** Given request **
Repeat the lines below exactly as they appear, but leave out the images.

====

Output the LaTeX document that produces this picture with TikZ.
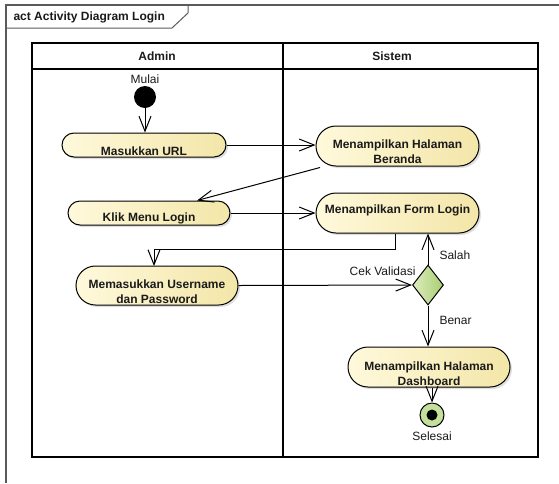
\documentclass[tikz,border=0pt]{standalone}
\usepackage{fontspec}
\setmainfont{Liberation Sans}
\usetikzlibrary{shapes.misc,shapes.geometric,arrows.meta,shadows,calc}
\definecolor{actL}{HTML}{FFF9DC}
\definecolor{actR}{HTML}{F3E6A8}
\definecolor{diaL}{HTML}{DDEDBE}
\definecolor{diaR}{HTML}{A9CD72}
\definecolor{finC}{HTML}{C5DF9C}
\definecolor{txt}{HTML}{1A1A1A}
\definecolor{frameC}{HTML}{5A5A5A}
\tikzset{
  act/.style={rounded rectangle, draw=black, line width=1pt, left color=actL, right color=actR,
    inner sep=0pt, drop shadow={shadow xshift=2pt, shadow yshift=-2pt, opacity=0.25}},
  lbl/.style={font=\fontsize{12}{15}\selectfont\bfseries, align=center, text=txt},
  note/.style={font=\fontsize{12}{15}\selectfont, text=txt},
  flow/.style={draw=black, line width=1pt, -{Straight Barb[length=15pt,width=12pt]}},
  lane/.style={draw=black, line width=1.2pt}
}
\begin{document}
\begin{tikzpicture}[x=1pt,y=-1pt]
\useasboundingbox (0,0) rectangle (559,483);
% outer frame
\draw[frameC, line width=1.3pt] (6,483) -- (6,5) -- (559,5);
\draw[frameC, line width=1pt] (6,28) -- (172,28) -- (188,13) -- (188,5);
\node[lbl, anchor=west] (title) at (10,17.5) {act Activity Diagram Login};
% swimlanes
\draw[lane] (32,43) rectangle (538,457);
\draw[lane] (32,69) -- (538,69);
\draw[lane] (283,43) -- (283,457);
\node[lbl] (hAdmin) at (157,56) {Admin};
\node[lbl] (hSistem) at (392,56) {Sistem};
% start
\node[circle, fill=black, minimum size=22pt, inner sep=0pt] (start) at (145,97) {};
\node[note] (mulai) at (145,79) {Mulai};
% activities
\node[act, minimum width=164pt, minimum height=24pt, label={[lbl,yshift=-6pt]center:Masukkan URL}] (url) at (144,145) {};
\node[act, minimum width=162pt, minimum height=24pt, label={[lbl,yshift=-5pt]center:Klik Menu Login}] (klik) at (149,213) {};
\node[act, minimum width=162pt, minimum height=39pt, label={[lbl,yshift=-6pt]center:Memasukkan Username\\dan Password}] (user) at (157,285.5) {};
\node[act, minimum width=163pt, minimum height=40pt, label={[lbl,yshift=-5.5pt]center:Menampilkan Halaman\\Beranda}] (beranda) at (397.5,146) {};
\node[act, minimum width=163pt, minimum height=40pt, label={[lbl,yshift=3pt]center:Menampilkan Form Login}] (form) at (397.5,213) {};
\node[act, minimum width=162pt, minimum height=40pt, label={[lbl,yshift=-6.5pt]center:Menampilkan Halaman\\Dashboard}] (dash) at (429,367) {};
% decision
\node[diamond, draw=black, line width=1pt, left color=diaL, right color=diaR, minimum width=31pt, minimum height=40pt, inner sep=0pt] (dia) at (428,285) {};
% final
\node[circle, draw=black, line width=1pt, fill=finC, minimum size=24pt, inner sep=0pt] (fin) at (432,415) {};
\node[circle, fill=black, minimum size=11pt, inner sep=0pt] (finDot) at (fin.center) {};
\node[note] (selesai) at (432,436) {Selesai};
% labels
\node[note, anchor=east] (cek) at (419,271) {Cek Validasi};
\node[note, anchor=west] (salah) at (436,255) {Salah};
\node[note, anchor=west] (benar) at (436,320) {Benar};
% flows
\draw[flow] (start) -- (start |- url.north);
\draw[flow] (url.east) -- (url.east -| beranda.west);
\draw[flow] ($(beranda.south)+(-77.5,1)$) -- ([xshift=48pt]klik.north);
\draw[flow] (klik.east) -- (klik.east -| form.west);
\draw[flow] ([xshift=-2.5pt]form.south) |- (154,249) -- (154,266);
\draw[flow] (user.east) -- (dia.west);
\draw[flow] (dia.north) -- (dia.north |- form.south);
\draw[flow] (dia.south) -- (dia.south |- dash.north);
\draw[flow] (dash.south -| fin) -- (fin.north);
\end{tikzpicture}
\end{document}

====

** Full output **
Output the LaTeX document that produces this picture with TikZ.
\documentclass[tikz,border=0pt]{standalone}
\usepackage{fontspec}
\setmainfont{Liberation Sans}
\usetikzlibrary{shapes.misc,shapes.geometric,arrows.meta,shadows,calc}
\definecolor{actL}{HTML}{FFF9DC}
\definecolor{actR}{HTML}{F3E6A8}
\definecolor{diaL}{HTML}{DDEDBE}
\definecolor{diaR}{HTML}{A9CD72}
\definecolor{finC}{HTML}{C5DF9C}
\definecolor{txt}{HTML}{1A1A1A}
\definecolor{frameC}{HTML}{5A5A5A}
\tikzset{
  act/.style={rounded rectangle, draw=black, line width=1pt, left color=actL, right color=actR,
    inner sep=0pt, drop shadow={shadow xshift=2pt, shadow yshift=-2pt, opacity=0.25}},
  lbl/.style={font=\fontsize{12}{15}\selectfont\bfseries, align=center, text=txt},
  note/.style={font=\fontsize{12}{15}\selectfont, text=txt},
  flow/.style={draw=black, line width=1pt, -{Straight Barb[length=15pt,width=12pt]}},
  lane/.style={draw=black, line width=1.2pt}
}
\begin{document}
\begin{tikzpicture}[x=1pt,y=-1pt]
\useasboundingbox (0,0) rectangle (559,483);
% outer frame
\draw[frameC, line width=1.3pt] (6,483) -- (6,5) -- (559,5);
\draw[frameC, line width=1pt] (6,28) -- (172,28) -- (188,13) -- (188,5);
\node[lbl, anchor=west] (title) at (10,17.5) {act Activity Diagram Login};
% swimlanes
\draw[lane] (32,43) rectangle (538,457);
\draw[lane] (32,69) -- (538,69);
\draw[lane] (283,43) -- (283,457);
\node[lbl] (hAdmin) at (157,56) {Admin};
\node[lbl] (hSistem) at (392,56) {Sistem};
% start
\node[circle, fill=black, minimum size=22pt, inner sep=0pt] (start) at (145,97) {};
\node[note] (mulai) at (145,79) {Mulai};
% activities
\node[act, minimum width=164pt, minimum height=24pt, label={[lbl,yshift=-6pt]center:Masukkan URL}] (url) at (144,145) {};
\node[act, minimum width=162pt, minimum height=24pt, label={[lbl,yshift=-5pt]center:Klik Menu Login}] (klik) at (149,213) {};
\node[act, minimum width=162pt, minimum height=39pt, label={[lbl,yshift=-6pt]center:Memasukkan Username\\dan Password}] (user) at (157,285.5) {};
\node[act, minimum width=163pt, minimum height=40pt, label={[lbl,yshift=-5.5pt]center:Menampilkan Halaman\\Beranda}] (beranda) at (397.5,146) {};
\node[act, minimum width=163pt, minimum height=40pt, label={[lbl,yshift=3pt]center:Menampilkan Form Login}] (form) at (397.5,213) {};
\node[act, minimum width=162pt, minimum height=40pt, label={[lbl,yshift=-6.5pt]center:Menampilkan Halaman\\Dashboard}] (dash) at (429,367) {};
% decision
\node[diamond, draw=black, line width=1pt, left color=diaL, right color=diaR, minimum width=31pt, minimum height=40pt, inner sep=0pt] (dia) at (428,285) {};
% final
\node[circle, draw=black, line width=1pt, fill=finC, minimum size=24pt, inner sep=0pt] (fin) at (432,415) {};
\node[circle, fill=black, minimum size=11pt, inner sep=0pt] (finDot) at (fin.center) {};
\node[note] (selesai) at (432,436) {Selesai};
% labels
\node[note, anchor=east] (cek) at (419,271) {Cek Validasi};
\node[note, anchor=west] (salah) at (436,255) {Salah};
\node[note, anchor=west] (benar) at (436,320) {Benar};
% flows
\draw[flow] (start) -- (start |- url.north);
\draw[flow] (url.east) -- (url.east -| beranda.west);
\draw[flow] ($(beranda.south)+(-77.5,1)$) -- ([xshift=48pt]klik.north);
\draw[flow] (klik.east) -- (klik.east -| form.west);
\draw[flow] ([xshift=-2.5pt]form.south) |- (154,249) -- (154,266);
\draw[flow] (user.east) -- (dia.west);
\draw[flow] (dia.north) -- (dia.north |- form.south);
\draw[flow] (dia.south) -- (dia.south |- dash.north);
\draw[flow] (dash.south -| fin) -- (fin.north);
\end{tikzpicture}
\end{document}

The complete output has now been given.